---------- DATA ROWS
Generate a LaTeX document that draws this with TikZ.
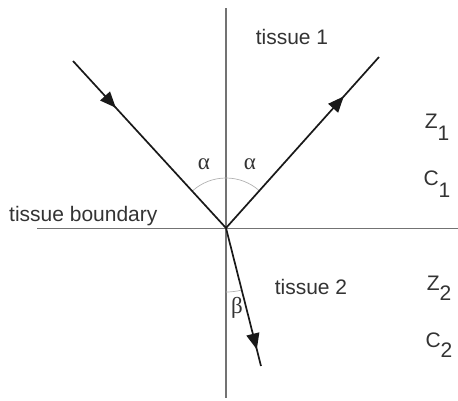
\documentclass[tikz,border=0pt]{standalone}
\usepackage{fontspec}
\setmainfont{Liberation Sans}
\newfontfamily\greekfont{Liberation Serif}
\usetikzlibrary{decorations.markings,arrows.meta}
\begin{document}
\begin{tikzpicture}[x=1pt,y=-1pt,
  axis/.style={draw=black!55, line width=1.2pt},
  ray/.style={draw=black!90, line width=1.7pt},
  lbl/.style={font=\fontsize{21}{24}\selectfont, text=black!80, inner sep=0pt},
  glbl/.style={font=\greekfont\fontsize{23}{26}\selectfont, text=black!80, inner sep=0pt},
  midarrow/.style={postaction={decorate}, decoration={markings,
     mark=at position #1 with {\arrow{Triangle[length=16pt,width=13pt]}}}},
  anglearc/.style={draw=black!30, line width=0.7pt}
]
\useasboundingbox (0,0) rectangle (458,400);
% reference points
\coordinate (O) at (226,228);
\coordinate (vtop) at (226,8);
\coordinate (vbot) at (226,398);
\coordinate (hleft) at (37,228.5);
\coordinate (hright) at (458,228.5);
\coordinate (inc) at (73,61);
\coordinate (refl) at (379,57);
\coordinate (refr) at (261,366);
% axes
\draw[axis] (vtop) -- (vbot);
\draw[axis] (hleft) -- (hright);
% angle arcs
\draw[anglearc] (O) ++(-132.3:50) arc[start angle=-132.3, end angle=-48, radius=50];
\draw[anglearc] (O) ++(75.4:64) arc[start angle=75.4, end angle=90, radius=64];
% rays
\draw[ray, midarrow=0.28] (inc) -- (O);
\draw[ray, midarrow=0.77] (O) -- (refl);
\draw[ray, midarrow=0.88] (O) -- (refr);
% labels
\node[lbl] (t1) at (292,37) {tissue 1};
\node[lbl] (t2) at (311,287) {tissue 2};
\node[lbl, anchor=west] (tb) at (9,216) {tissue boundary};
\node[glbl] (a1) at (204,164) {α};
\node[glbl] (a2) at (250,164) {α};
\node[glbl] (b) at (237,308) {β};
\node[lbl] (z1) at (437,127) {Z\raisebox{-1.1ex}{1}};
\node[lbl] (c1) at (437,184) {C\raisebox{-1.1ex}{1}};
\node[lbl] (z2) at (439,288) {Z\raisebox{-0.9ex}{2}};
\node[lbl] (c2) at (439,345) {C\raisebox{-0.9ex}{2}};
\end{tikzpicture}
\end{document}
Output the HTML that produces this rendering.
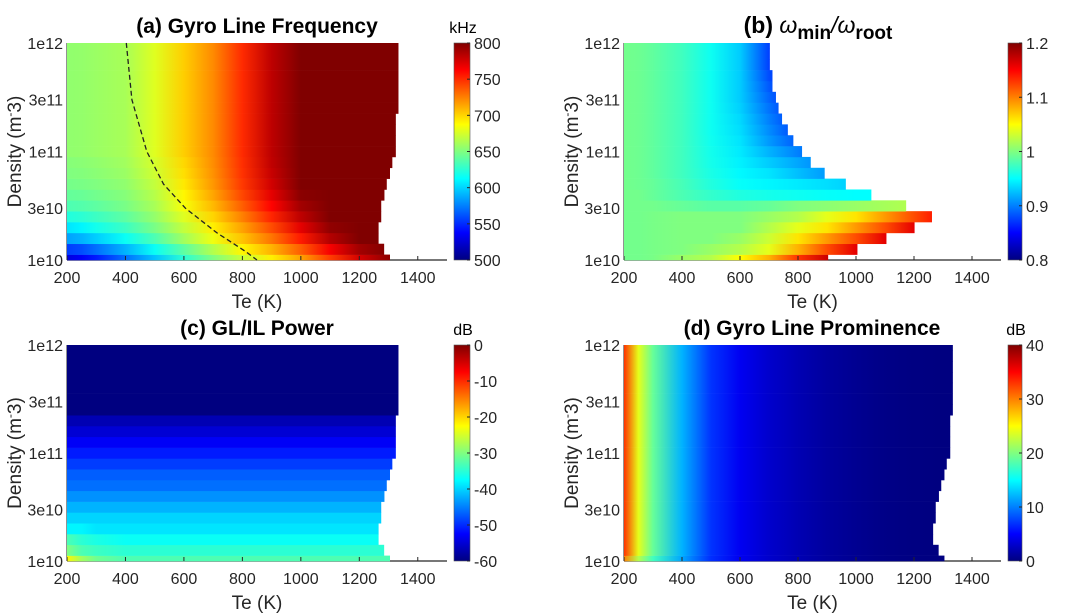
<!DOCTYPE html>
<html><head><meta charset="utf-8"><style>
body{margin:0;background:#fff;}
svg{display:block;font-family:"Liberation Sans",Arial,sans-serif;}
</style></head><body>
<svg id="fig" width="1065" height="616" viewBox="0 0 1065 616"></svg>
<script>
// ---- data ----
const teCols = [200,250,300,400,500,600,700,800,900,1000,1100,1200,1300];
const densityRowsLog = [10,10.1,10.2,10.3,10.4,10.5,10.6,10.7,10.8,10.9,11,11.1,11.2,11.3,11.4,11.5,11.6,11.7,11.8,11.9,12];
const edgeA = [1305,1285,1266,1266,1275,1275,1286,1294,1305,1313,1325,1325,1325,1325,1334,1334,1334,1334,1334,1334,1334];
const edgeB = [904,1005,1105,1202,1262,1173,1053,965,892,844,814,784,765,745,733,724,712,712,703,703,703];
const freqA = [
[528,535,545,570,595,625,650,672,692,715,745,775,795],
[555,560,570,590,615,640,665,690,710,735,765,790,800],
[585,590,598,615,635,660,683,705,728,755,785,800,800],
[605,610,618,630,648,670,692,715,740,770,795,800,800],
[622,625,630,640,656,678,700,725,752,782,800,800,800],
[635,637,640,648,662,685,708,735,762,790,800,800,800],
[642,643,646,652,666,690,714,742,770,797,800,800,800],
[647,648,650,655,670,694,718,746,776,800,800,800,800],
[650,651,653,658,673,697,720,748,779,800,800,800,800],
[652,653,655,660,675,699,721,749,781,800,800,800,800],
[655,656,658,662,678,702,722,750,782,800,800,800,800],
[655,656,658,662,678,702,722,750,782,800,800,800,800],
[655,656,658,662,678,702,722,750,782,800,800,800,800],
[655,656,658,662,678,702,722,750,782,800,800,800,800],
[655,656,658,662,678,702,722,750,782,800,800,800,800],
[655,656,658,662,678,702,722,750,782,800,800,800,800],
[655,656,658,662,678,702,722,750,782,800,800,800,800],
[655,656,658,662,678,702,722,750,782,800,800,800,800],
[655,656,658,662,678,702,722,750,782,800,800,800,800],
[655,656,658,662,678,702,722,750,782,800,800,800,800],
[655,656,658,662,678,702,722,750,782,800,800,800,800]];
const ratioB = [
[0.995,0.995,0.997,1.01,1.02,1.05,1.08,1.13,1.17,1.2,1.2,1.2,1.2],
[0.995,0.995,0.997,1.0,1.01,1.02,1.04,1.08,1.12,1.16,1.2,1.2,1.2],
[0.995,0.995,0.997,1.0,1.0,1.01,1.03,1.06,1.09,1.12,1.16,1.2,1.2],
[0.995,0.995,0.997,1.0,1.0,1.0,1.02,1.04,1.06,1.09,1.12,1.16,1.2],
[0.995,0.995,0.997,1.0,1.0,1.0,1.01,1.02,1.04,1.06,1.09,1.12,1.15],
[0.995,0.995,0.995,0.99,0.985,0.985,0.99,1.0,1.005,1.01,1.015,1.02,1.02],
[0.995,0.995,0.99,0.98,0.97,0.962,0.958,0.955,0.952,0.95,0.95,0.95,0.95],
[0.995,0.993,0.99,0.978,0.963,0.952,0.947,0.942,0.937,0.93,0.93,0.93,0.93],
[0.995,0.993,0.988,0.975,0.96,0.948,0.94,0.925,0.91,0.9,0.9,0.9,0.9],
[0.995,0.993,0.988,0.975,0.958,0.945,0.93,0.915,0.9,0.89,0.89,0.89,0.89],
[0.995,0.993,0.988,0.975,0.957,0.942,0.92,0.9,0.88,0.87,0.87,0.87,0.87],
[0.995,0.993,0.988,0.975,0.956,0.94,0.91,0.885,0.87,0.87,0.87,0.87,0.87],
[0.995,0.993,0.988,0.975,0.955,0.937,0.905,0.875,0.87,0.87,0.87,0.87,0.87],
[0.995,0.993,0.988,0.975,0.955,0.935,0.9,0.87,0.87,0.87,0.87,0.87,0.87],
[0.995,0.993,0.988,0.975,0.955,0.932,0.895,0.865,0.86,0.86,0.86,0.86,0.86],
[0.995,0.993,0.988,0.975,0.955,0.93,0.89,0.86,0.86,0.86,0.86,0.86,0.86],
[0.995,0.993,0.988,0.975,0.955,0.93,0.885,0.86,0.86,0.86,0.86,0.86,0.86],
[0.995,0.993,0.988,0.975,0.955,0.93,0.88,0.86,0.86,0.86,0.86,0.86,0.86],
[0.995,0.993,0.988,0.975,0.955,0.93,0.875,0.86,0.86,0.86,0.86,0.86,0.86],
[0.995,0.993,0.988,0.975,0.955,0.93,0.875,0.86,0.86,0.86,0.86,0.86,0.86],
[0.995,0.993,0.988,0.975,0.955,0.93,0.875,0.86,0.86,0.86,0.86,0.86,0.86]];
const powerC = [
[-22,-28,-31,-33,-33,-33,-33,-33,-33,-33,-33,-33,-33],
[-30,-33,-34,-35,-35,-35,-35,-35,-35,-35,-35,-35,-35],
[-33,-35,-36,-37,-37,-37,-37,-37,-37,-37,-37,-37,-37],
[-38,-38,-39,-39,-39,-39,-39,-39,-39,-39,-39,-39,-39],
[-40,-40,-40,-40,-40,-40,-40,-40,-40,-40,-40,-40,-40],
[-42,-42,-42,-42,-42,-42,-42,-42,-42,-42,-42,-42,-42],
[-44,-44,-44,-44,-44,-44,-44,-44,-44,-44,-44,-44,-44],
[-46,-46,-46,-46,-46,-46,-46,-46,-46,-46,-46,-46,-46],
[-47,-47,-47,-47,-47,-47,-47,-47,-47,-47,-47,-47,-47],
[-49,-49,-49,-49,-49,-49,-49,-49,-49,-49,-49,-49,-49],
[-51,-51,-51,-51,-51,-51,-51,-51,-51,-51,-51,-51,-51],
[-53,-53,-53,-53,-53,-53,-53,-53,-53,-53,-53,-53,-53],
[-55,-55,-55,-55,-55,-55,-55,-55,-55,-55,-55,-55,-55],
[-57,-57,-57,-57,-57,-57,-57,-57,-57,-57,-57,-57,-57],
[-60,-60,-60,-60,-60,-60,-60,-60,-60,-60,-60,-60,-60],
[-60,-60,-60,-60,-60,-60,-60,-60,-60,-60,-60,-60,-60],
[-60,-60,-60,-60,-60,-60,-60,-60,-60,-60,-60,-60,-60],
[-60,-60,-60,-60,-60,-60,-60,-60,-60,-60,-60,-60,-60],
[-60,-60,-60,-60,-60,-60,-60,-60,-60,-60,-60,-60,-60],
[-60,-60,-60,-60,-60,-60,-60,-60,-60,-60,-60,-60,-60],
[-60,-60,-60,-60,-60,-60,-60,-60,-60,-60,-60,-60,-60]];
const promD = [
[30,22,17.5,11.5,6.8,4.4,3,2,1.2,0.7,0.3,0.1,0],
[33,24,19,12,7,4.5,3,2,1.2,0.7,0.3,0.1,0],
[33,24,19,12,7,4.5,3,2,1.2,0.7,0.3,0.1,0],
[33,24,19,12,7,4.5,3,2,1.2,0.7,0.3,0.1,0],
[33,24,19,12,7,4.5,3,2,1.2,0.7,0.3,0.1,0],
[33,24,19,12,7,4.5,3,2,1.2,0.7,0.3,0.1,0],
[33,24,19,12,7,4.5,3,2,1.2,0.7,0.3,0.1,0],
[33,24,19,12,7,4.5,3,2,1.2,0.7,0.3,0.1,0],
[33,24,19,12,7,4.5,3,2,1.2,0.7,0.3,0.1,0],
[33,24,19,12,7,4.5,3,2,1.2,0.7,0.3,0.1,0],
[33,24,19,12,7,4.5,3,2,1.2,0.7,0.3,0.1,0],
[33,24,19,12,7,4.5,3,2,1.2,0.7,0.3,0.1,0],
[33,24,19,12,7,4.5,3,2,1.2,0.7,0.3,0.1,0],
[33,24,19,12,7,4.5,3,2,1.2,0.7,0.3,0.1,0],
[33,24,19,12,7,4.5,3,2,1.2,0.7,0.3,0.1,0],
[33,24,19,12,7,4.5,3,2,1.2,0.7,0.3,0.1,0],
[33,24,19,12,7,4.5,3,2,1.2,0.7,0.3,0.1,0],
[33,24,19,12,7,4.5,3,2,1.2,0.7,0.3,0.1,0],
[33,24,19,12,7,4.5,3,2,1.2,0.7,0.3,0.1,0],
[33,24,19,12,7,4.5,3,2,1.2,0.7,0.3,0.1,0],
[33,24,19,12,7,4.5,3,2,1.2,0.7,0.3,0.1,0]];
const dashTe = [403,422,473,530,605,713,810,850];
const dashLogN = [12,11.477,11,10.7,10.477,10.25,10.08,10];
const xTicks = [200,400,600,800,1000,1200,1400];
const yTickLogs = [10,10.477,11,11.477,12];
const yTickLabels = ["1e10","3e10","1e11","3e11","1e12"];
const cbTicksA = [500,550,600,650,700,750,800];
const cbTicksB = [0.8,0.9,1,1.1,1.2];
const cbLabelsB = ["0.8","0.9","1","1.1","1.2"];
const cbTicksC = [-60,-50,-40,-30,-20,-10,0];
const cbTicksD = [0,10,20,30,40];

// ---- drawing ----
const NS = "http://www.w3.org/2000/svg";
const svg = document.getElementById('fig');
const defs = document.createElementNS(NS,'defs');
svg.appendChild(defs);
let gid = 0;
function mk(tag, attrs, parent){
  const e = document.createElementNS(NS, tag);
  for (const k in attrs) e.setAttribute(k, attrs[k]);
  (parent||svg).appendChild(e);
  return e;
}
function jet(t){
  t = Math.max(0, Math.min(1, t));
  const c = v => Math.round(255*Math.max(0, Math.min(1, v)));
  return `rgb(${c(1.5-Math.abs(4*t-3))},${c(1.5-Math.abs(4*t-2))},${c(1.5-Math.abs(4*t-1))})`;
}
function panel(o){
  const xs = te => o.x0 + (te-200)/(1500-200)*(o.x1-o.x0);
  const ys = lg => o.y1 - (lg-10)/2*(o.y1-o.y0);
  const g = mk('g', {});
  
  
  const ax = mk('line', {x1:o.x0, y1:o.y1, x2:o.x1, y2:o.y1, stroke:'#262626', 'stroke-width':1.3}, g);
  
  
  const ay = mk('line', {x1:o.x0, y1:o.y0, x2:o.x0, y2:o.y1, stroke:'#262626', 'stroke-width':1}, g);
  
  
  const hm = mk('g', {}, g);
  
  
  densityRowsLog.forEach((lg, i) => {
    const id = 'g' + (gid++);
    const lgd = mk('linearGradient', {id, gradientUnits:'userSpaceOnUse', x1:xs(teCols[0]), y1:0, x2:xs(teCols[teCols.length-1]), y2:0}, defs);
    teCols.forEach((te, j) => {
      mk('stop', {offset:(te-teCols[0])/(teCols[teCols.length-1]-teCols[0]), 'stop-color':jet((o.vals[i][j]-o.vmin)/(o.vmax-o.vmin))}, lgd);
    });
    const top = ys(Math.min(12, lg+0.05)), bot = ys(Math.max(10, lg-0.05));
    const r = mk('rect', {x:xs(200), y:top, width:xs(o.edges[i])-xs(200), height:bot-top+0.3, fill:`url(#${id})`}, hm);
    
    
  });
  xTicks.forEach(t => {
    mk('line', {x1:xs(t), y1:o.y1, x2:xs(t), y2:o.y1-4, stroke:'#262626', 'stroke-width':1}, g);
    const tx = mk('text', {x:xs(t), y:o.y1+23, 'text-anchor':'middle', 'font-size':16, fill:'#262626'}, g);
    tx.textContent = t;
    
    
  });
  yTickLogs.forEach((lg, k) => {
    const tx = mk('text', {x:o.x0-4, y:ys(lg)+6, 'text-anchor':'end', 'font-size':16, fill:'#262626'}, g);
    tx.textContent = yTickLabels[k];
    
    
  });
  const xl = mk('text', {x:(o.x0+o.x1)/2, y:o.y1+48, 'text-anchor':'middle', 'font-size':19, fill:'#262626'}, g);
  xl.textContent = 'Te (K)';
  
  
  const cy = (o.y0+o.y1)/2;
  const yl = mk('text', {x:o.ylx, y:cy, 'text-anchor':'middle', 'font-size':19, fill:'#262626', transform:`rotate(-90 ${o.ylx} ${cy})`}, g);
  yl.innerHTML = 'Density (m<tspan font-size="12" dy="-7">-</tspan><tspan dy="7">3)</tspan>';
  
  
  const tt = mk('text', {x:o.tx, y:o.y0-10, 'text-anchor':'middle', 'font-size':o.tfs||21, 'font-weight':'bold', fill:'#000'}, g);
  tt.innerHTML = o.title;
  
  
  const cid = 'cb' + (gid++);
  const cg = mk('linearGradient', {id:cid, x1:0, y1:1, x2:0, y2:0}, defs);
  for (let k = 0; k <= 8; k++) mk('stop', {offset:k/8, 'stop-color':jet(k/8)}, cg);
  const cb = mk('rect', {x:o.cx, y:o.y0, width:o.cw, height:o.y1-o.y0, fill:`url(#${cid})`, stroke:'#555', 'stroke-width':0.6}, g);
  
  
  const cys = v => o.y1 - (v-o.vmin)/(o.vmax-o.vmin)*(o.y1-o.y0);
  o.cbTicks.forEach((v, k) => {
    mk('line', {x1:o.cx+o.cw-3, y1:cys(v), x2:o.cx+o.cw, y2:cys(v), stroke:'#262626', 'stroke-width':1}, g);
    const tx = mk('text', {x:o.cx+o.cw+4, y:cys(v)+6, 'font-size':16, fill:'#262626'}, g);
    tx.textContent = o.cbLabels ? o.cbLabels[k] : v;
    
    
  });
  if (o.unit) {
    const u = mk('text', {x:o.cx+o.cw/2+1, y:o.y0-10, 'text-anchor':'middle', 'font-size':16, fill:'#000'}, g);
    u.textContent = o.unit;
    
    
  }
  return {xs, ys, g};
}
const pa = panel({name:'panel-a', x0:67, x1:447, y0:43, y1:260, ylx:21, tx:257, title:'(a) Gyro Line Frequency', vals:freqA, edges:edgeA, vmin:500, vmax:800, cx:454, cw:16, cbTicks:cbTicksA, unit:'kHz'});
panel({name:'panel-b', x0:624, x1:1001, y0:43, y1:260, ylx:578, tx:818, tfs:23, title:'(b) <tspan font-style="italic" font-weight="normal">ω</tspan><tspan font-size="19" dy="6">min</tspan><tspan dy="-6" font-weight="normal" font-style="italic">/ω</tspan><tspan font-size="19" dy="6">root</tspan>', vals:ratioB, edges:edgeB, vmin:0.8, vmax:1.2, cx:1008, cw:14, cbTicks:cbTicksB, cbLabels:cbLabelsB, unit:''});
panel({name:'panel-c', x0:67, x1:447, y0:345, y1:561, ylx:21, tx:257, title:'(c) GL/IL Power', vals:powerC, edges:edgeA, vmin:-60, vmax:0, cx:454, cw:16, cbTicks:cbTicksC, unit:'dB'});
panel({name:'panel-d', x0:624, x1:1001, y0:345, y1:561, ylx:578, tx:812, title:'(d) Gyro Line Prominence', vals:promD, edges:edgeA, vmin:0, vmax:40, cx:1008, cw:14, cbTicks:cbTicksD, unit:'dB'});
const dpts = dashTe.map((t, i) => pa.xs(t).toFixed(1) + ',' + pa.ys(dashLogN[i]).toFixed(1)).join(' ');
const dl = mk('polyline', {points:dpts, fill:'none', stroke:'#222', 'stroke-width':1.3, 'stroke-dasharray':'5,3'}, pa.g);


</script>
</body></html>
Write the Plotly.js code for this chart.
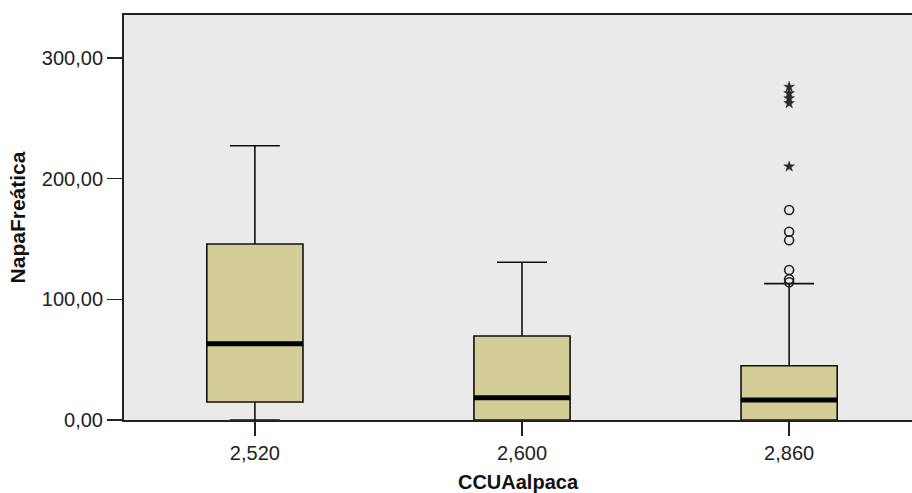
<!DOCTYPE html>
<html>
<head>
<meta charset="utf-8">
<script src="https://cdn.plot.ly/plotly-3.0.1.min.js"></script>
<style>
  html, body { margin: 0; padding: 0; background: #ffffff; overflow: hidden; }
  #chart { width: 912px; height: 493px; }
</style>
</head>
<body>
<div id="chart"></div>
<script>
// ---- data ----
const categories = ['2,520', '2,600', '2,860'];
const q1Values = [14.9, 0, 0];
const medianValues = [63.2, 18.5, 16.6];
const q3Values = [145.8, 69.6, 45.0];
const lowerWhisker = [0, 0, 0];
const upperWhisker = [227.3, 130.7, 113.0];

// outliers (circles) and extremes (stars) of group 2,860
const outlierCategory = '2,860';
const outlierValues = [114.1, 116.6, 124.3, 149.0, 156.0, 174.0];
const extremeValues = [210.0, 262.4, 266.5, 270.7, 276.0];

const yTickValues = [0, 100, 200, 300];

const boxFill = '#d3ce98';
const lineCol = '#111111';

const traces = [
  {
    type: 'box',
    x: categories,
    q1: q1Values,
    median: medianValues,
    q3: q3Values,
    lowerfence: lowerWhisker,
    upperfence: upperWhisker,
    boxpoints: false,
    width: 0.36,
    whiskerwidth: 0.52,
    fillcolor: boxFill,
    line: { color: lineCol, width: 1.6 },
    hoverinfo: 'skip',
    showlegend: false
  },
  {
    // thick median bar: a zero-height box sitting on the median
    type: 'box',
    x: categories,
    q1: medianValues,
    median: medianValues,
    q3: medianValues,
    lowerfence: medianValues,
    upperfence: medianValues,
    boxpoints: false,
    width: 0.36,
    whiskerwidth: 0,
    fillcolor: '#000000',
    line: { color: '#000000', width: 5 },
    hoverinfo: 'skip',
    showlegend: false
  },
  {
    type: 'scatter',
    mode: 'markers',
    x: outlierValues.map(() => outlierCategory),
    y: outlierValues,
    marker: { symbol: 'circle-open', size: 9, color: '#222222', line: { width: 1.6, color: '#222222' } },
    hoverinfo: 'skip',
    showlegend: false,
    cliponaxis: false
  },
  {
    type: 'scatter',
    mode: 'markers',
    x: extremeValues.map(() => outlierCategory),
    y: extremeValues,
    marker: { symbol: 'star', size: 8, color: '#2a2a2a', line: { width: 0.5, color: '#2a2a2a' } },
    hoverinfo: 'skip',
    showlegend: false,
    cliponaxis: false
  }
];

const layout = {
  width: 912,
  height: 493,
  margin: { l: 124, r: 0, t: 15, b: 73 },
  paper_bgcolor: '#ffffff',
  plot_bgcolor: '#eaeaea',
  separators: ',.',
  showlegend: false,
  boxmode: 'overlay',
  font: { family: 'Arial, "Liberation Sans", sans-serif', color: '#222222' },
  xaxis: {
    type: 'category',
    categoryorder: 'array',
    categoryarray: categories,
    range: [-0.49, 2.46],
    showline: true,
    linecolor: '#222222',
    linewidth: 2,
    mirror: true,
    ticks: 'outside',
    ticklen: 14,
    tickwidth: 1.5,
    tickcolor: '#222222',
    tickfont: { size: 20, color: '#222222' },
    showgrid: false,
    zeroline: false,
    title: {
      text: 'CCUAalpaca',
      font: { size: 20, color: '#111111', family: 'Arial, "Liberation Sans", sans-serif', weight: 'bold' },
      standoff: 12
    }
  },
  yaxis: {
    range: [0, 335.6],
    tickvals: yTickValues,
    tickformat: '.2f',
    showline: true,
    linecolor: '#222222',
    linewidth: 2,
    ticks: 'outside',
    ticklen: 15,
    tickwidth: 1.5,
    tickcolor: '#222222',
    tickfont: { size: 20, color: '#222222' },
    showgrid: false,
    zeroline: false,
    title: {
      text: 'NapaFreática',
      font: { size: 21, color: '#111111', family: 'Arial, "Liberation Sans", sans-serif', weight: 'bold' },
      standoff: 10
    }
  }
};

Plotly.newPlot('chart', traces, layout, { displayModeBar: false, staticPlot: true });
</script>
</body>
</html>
--------------------
● STATED GOAL: Copy exactly the part of the material above that opens with the line containing "Write the Plotly.js code for this chart." and closes with the line containing "const lineCol = '#111111';", ends included. Drop the images.

● THE COMPLETED TASK:
Write the Plotly.js code for this chart.
<!DOCTYPE html>
<html>
<head>
<meta charset="utf-8">
<script src="https://cdn.plot.ly/plotly-3.0.1.min.js"></script>
<style>
  html, body { margin: 0; padding: 0; background: #ffffff; overflow: hidden; }
  #chart { width: 912px; height: 493px; }
</style>
</head>
<body>
<div id="chart"></div>
<script>
// ---- data ----
const categories = ['2,520', '2,600', '2,860'];
const q1Values = [14.9, 0, 0];
const medianValues = [63.2, 18.5, 16.6];
const q3Values = [145.8, 69.6, 45.0];
const lowerWhisker = [0, 0, 0];
const upperWhisker = [227.3, 130.7, 113.0];

// outliers (circles) and extremes (stars) of group 2,860
const outlierCategory = '2,860';
const outlierValues = [114.1, 116.6, 124.3, 149.0, 156.0, 174.0];
const extremeValues = [210.0, 262.4, 266.5, 270.7, 276.0];

const yTickValues = [0, 100, 200, 300];

const boxFill = '#d3ce98';
const lineCol = '#111111';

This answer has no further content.